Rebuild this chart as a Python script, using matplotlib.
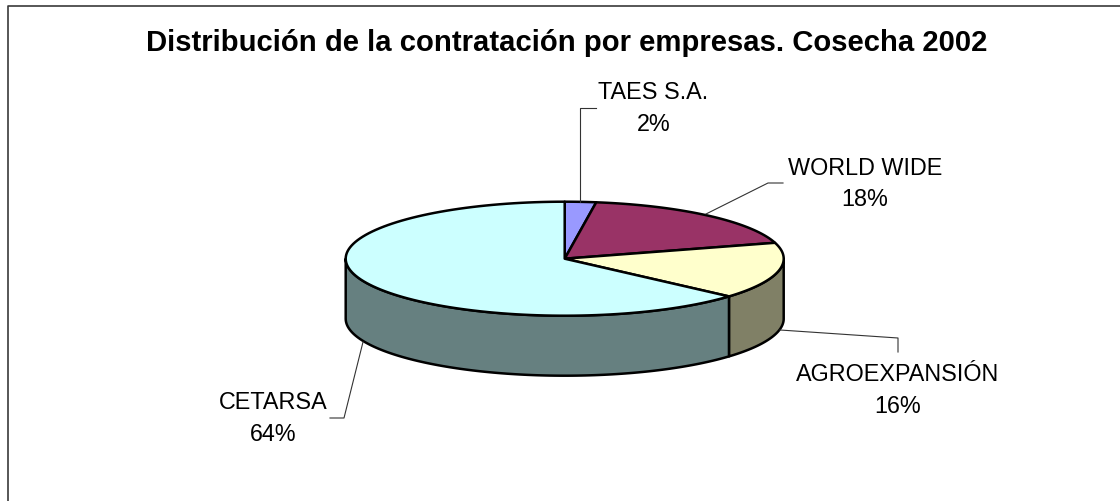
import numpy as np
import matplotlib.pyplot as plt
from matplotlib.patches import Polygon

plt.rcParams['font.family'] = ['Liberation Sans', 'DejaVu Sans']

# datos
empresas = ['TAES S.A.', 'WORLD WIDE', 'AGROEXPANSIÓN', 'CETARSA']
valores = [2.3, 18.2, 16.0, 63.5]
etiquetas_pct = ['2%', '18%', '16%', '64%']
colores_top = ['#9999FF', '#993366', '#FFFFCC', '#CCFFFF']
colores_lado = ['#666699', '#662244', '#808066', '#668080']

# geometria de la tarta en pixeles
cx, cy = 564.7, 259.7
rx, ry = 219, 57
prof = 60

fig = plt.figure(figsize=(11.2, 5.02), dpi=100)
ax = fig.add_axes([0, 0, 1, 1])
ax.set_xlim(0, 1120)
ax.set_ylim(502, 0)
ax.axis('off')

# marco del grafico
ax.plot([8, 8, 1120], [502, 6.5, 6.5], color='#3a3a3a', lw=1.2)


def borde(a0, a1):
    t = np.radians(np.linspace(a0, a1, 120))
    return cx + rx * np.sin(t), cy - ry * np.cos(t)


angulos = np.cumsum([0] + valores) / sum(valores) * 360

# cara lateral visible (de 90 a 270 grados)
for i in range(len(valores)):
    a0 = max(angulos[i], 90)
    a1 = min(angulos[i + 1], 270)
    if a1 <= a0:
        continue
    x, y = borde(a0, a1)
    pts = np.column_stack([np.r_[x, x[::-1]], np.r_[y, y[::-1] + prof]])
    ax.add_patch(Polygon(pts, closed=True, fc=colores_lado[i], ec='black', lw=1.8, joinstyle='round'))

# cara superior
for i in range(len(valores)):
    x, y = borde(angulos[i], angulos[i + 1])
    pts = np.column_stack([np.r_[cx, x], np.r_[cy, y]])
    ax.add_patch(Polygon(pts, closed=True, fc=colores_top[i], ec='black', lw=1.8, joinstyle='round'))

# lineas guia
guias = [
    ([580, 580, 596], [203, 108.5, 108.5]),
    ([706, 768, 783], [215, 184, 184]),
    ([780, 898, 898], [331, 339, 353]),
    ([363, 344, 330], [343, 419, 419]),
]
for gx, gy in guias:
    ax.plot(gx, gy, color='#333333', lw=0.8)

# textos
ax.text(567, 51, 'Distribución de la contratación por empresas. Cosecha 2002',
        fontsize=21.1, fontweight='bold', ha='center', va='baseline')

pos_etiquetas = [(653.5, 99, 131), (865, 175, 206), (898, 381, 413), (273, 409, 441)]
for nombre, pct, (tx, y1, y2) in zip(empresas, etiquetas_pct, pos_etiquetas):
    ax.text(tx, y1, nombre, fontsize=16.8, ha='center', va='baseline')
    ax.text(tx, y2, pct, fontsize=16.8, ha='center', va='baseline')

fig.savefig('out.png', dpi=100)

§ §

:: Task statement ::
Using the listing above, show each line holding the string "matplotlib".

:: Worked solution ::
Rebuild this chart as a Python script, using matplotlib.
import matplotlib.pyplot as plt
from matplotlib.patches import Polygon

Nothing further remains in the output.